For instance, some plans include a wellness benefit. Or a discount on dental and vision care. Or complementary and alternative wellness discounts. Or a free pedometer. Or special deals on gym memberships. You get the idea. There are a lot of extra perks offered by health plans that are not part of the insurance contract. They are, nonetheless, important to our clients—or at least they should be.

Unfortunately, some clients never learn about these additional benefits because they usually don’t show up on the spreadsheet and we might not have enough time during an enrollment meeting to discuss them. What’s really disturbing is the fact that these extra benefits might actually be a deciding factor for some clients, if they only knew about them. Of course, they’re not more important than the monthly premium or the in-network out-of-pocket exposure. Those items are essential to the client’s decision and absolutely belong on the spreadsheet. But what happens in the event of a tie? What happens when two plans from different carriers offer similar benefits for similar prices? In those cases, the extra perks could actually be the tie-breaker. But how does a broker communicate those benefits? After all, there’s only so much room on the page.

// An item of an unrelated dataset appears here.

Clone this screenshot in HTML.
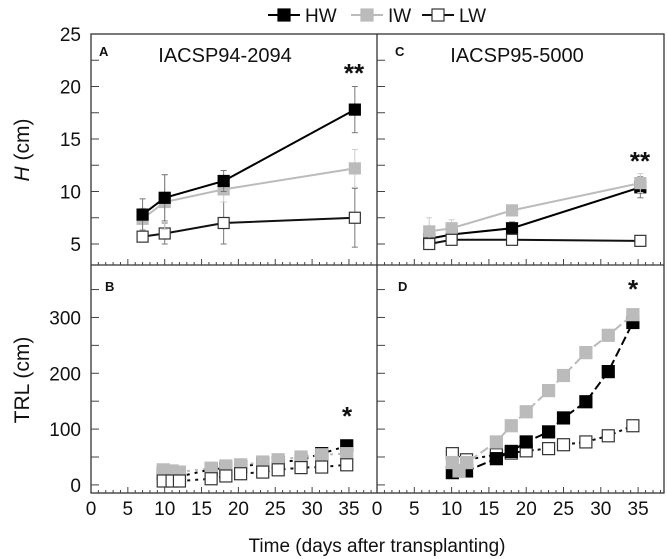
<!DOCTYPE html>
<html><head><meta charset="utf-8"><style>
html,body{margin:0;padding:0;background:#fff;}
svg{display:block;font-family:"Liberation Sans",Arial,sans-serif;}
</style></head><body>
<svg id="chart" width="667" height="559" viewBox="0 0 667 559"></svg>
<script>
// ---- data ----
const daysA = [7, 10, 18, 35.8];
const hwA = [7.8, 9.4, 11.0, 17.8];
const hwAErr = [1.5, 2.2, 1.0, 2.2];
const iwA = [7.4, 9.0, 10.2, 12.2];
const iwAErr = [1.0, 2.6, 1.2, 1.8];
const lwA = [5.7, 6.0, 7.0, 7.5];
const lwAErr = [0.5, 1.0, 2.0, 2.8];

const daysC = [7, 10, 18.1, 35.3];
const hwC = [5.5, 5.9, 6.5, 10.4];
const hwCErr = [0.5, 0.5, 0.6, 1.0];
const iwC = [6.2, 6.5, 8.2, 10.8];
const iwCErr = [1.3, 0.8, 0.5, 0.9];
const lwC = [5.0, 5.4, 5.4, 5.3];
const lwCErr = [0.4, 0.3, 0.3, 0.3];

const daysB = [9.8, 11, 12, 16.3, 18.3, 20.3, 23.3, 25.4, 28.5, 31.3, 34.7];
const hwB = [20, 18, 15, 28, 30, 33, 38, 40, 45, 56, 70];
const iwB = [27, 25, 23, 30, 34, 36, 41, 45, 50, 54, 56];
const lwB = [7, 7, 7, 11, 16, 20, 23, 27, 31, 32, 36];

const daysD = [10.1, 11, 12, 16, 18, 20, 23, 25, 28, 31, 34.3];
const hwD = [22, 25, 25, 47, 60, 77, 95, 120, 149, 203, 291];
const iwD = [40, 25, 40, 77, 106, 131, 169, 196, 237, 268, 305];
const lwD = [56, 40, 45, 54, 57, 61, 65, 72, 77, 88, 106];

const xTicks = [0, 5, 10, 15, 20, 25, 30, 35];
const hTicks = [5, 10, 15, 20, 25];
const trlTicks = [0, 100, 200, 300];

// ---- helpers ----
const svg = document.getElementById('chart');
const NS = 'http://www.w3.org/2000/svg';
function mk(tag, attrs, parent) {
  const e = document.createElementNS(NS, tag);
  for (const k in attrs) e.setAttribute(k, attrs[k]);
  (parent || svg).appendChild(e);
  return e;
}
function txt(s, attrs, parent) { const t = mk('text', attrs, parent); t.textContent = s; return t; }

// panel geometry
const panels = {
  A: {x0: 91, x1: 377, y0: 34, y1: 265, xmax: 38.8, ymin: 3, ymax: 25, px: 7.37},
  C: {x0: 377, x1: 664, y0: 34, y1: 265, xmax: 38.5, ymin: 3, ymax: 25, px: 7.46},
  B: {x0: 91, x1: 377, y0: 265, y1: 493, xmax: 38.8, ymin: -14.5, ymax: 394, px: 7.37},
  D: {x0: 377, x1: 664, y0: 265, y1: 493, xmax: 38.5, ymin: -14.5, ymax: 394, px: 7.46}
};
function sx(p, v) { return p.x0 + v * p.px; }
function sy(p, v) { return p.y1 - (v - p.ymin) / (p.ymax - p.ymin) * (p.y1 - p.y0); }

// frames
const fr = mk('rect', {x: 91, y: 34, width: 573, height: 459, fill: 'none', stroke: '#333', 'stroke-width': 1.3});


mk('line', {x1: 377, y1: 34, x2: 377, y2: 493, stroke: '#333', 'stroke-width': 1.3});
mk('line', {x1: 91, y1: 265, x2: 664, y2: 265, stroke: '#333', 'stroke-width': 1.3});

// x ticks for each panel (minor every day, major every 5)
['A', 'B', 'C', 'D'].forEach(k => {
  const p = panels[k];
  for (let d = 1; d <= Math.floor(p.xmax); d++) {
    const x = sx(p, d), len = d % 5 === 0 ? 6 : 3;
    mk('line', {x1: x, y1: p.y1, x2: x, y2: p.y1 - len, stroke: '#444', 'stroke-width': 1});
  }
});
// x tick labels
['B', 'D'].forEach(k => {
  const p = panels[k];
  xTicks.forEach(v => {
    const t = txt(String(v), {x: sx(p, v), y: 515, 'font-size': 19, 'text-anchor': 'middle', fill: '#111'});
    
    
  });
});
// y ticks
['A', 'C'].forEach(k => {
  const p = panels[k];
  for (let v = 5; v <= 22.5; v += 2.5) {
    const y = sy(p, v);
    mk('line', {x1: p.x0, y1: y, x2: p.x0 + 8, y2: y, stroke: '#444', 'stroke-width': 1});
  }
});
['B', 'D'].forEach(k => {
  const p = panels[k];
  for (let v = 0; v <= 350; v += 50) {
    const y = sy(p, v);
    mk('line', {x1: p.x0, y1: y, x2: p.x0 + 8, y2: y, stroke: '#444', 'stroke-width': 1});
  }
});
hTicks.forEach(v => {
  const t = txt(String(v), {x: 81, y: sy(panels.A, v) + 7, 'font-size': 19, 'text-anchor': 'end', fill: '#111'});
  
  
});
trlTicks.forEach(v => {
  const t = txt(String(v), {x: 81, y: sy(panels.B, v) + 7, 'font-size': 19, 'text-anchor': 'end', fill: '#111'});
  
  
});

// axis titles
const yt1 = mk('text', {x: 0, y: 0, 'font-size': 21, 'text-anchor': 'middle', transform: 'translate(29,150) rotate(-90)', fill: '#111'});
yt1.innerHTML = '<tspan font-style="italic">H</tspan> (cm)';


const yt2 = txt('TRL (cm)', {x: 0, y: 0, 'font-size': 21, 'text-anchor': 'middle', transform: 'translate(29,380) rotate(-90)', fill: '#111'});


const xt = txt('Time (days after transplanting)', {x: 377, y: 552, 'font-size': 19, 'text-anchor': 'middle', fill: '#111'});



// panel labels
[['A', 99, 56], ['C', 395, 56], ['B', 105, 291], ['D', 398, 291]].forEach(([s, x, y]) => {
  const t = txt(s, {x: x, y: y, 'font-size': 13, 'font-weight': 'bold', fill: '#111'});
  
  
});
const tA = txt('IACSP94-2094', {x: 225, y: 62, 'font-size': 20, 'text-anchor': 'middle', fill: '#111'});


const tC = txt('IACSP95-5000', {x: 517, y: 62, 'font-size': 20, 'text-anchor': 'middle', fill: '#111'});


[['**', 354, 82], ['**', 640, 170], ['*', 347, 425], ['*', 633, 298]].forEach(([s, x, y]) => {
  const t = txt(s, {x: x, y: y, 'font-size': 26, 'font-weight': 'bold', 'text-anchor': 'middle', fill: '#111'});
  
  
});

// series drawing
const styles = {
  HW: {fill: '#000', stroke: '#000', line: '#000'},
  IW: {fill: '#bbb', stroke: '#bbb', line: '#bbb'},
  LW: {fill: '#fff', stroke: '#333', line: '#111'}
};
function drawSeries(pk, name, xs, ys, errs, size, dash) {
  const p = panels[pk], st = styles[name];
  const g = mk('g', {});
  
  
  if (errs) {
    xs.forEach((d, i) => {
      const x = sx(p, d), ya = sy(p, ys[i] + errs[i]), yb = sy(p, ys[i] - errs[i]);
      const c = name === 'IW' ? '#ccc' : '#777';
      mk('line', {x1: x, y1: ya, x2: x, y2: yb, stroke: c, 'stroke-width': 1}, g);
      mk('line', {x1: x - 3, y1: ya, x2: x + 3, y2: ya, stroke: c, 'stroke-width': 1}, g);
      mk('line', {x1: x - 3, y1: yb, x2: x + 3, y2: yb, stroke: c, 'stroke-width': 1}, g);
    });
  }
  const pts = xs.map((d, i) => sx(p, d) + ',' + sy(p, ys[i])).join(' ');
  const pl = mk('polyline', {points: pts, fill: 'none', stroke: st.line, 'stroke-width': 2}, g);
  if (dash) pl.setAttribute('stroke-dasharray', dash);
  xs.forEach((d, i) => {
    const r = mk('rect', {x: sx(p, d) - size / 2, y: sy(p, ys[i]) - size / 2, width: size, height: size,
      fill: st.fill, stroke: st.stroke, 'stroke-width': 1.2}, g);
    
    
  });
}
drawSeries('A', 'LW', daysA, lwA, lwAErr, 11, null);
drawSeries('A', 'IW', daysA, iwA, iwAErr, 11, null);
drawSeries('A', 'HW', daysA, hwA, hwAErr, 11, null);
drawSeries('C', 'HW', daysC, hwC, hwCErr, 11, null);
drawSeries('C', 'IW', daysC, iwC, iwCErr, 11, null);
drawSeries('C', 'LW', daysC, lwC, lwCErr, 11, null);
drawSeries('B', 'HW', daysB, hwB, null, 12, '3,5');
drawSeries('B', 'IW', daysB, iwB, null, 12, '3,5');
drawSeries('B', 'LW', daysB, lwB, null, 12, '3,5');
drawSeries('D', 'LW', daysD, lwD, null, 12, '3,4');
drawSeries('D', 'HW', daysD, hwD, null, 12, '9,4');
drawSeries('D', 'IW', daysD, iwD, null, 12, '9,4');

// legend
const legend = mk('g', {});


[['HW', 268], ['IW', 351], ['LW', 422]].forEach(([n, x]) => {
  const st = styles[n];
  const g = mk('g', {}, legend);
  
  
  mk('line', {x1: x, y1: 15, x2: x + 32, y2: 15, stroke: st.line, 'stroke-width': 2}, g);
  mk('rect', {x: x + 10, y: 9, width: 12, height: 12, fill: st.fill, stroke: st.stroke, 'stroke-width': 1.2}, g);
  txt(n, {x: x + 37, y: 22, 'font-size': 19, fill: '#111'}, g);
});
</script>
</body></html>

Here’s an idea: make the spreadsheet part of a larger proposal. The real purpose of a quote spreadsheet is to give the client a high-level overview of the available options so he or she knows that you did your homework and can quickly eliminate plans that don’t meet his or her requirements. Once the client focuses on a handful of plans, though, you as the broker should provide more information on those plans so the client can make a final decision. That means that there should be some supplemental pages to the proposal that explain some of the lesser health benefits along with some of the extra perks.

Again, these extra perks usually aren’t the primary reason the client is buying the health coverage, and therefore they should not be presented as if they are the most important things to consider. Still, they are important and might help the client get more out of his or her plan; for that reason, you want to be sure to spend some time explaining how to access them. By giving these extra perks their own page in the proposal, you can bring them up when a client is having trouble deciding between two similar plans or explain them before you ask the client to complete the application.